# Tales from the Tanks



## KuriousArtist (Jan 4, 2013)

So after I had a great success with Cobalt (Blue Male) I thought hey why not get more. Picked up a couple tanks and began cycling them and they are both ready for fish but I only staked one today since i put a betta and s couple frogs (ADFs) in.

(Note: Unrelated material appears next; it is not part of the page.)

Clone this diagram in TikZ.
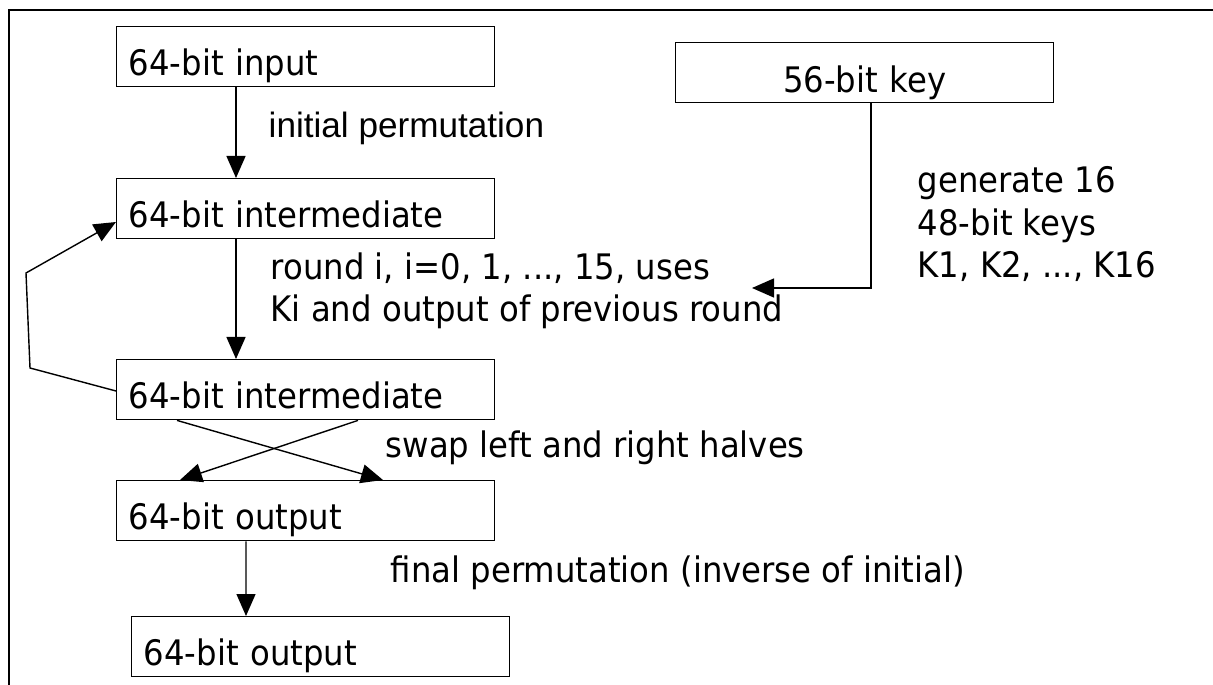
\documentclass[tikz,border=0pt]{standalone}
\usepackage{fontspec}
\setmainfont{DejaVu Sans}[FakeStretch=0.92]
\newfontfamily\arialfont{Liberation Sans}
\usetikzlibrary{arrows.meta}

\begin{document}
\begin{tikzpicture}[
    blk/.style={draw, anchor=north west, inner xsep=0.12cm, inner ysep=0pt,
      text width=3.54cm, text height=0.49cm, text depth=0.11cm, align=left},
    lbl/.style={anchor=base west, inner sep=0pt, align=left},
    arr/.style={-{Triangle[length=2.2mm, width=1.9mm]}},
    font=\fontsize{10}{12.2}\selectfont, line width=0.4pt]
          \useasboundingbox (0,0) rectangle (12.13,-6.85);
          \draw (0.09,-6.85) -- (0.09,-0.10) -- (12.13,-0.10);

          \node[blk] (in) at (1.16,-0.26) {64-bit input};
          \node[blk] (mid1) at (1.16,-1.78) {64-bit intermediate};
          \node[blk] (mid2) at (1.16,-3.59) {64-bit intermediate};
          \node[blk] (out1) at (1.16,-4.80) {64-bit output};
          \node[blk] (out2) at (1.31,-6.16) {64-bit output};
          \node[blk, align=center, text height=0.50cm, text depth=0.10cm] (key) at (6.75,-0.42) {56-bit key};
          \coordinate (kin) at (7.52,-2.88);

          \node[lbl, font=\arialfont] (lip) at (2.68,-1.38) {initial permutation};
          \node[lbl] (lround) at (2.70,-3.22) {round i, i=0, 1, ..., 15, uses\\Ki and output of previous round};
          \node[lbl] (lgen) at (9.17,-2.78) {generate 16\\48-bit keys\\K1, K2, ..., K16};
          \node[lbl] (lswap) at (3.85,-4.58) {swap left and right halves};
          \node[lbl] (lfp) at (3.90,-5.82) {final permutation (inverse of initial)};

          \draw[arr] ([xshift=1.20cm]in.south west) -- ([xshift=1.20cm]mid1.north west);
          \draw[arr] ([xshift=1.20cm]mid1.south west) -- ([xshift=1.20cm]mid2.north west);
          \draw[arr] ([yshift=-0.32cm]mid2.north west) -- (0.30,-3.68) -- (0.26,-2.73) -- ([yshift=-0.44cm]mid1.north west);
          \draw[arr] ([xshift=0.61cm]mid2.south west) -- ([xshift=2.67cm]out1.north west);
          \draw[arr] ([xshift=2.42cm]mid2.south west) -- ([xshift=0.64cm]out1.north west);
          \draw[arr] ([xshift=1.30cm]out1.south west) -- ([xshift=1.15cm]out2.north west);
          \draw[arr] ([xshift=1.96cm]key.south west) |- (kin);
\end{tikzpicture}
\end{document}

I want to make sure that the frogs and the betta get along before stocking the other tank.

Total Tanks: 3

Tank 1:

3 Gal
Whisper 3i Filter
Marina Heater 10W
LED overhead light
Java Fern 
Small log 
Bonsai Temple

1 Male Betta (Blue) - Cobalt

Tank 2:
5.5 Gal
adjustable heater (up to) 40w
Whisper 10i Filter
Hood with Florecent plant lights
Hornwart 
2 small anubis
2 fake plants
water fall cave
small log

1 Male Betta (Red) - Enzo
2 African Dwarf Frogs - Barley and Hops
(Thinking of adding a snail for algae management if any develops)

Tank 3: 
2.5 gal

Whisper 3i Filter
Marina heater 8w
Fake log
Sword plant

(no light yet) - leting it sit in the direct sunlight for a couple hours a day for the plant for now though it gets a bit of where its sitting (might throw a desk lamp on there

Empty - no fishy


----------



## sandybottom (Nov 29, 2012)

barley and hops. hilarious! did you name enzo after a ferrari?


----------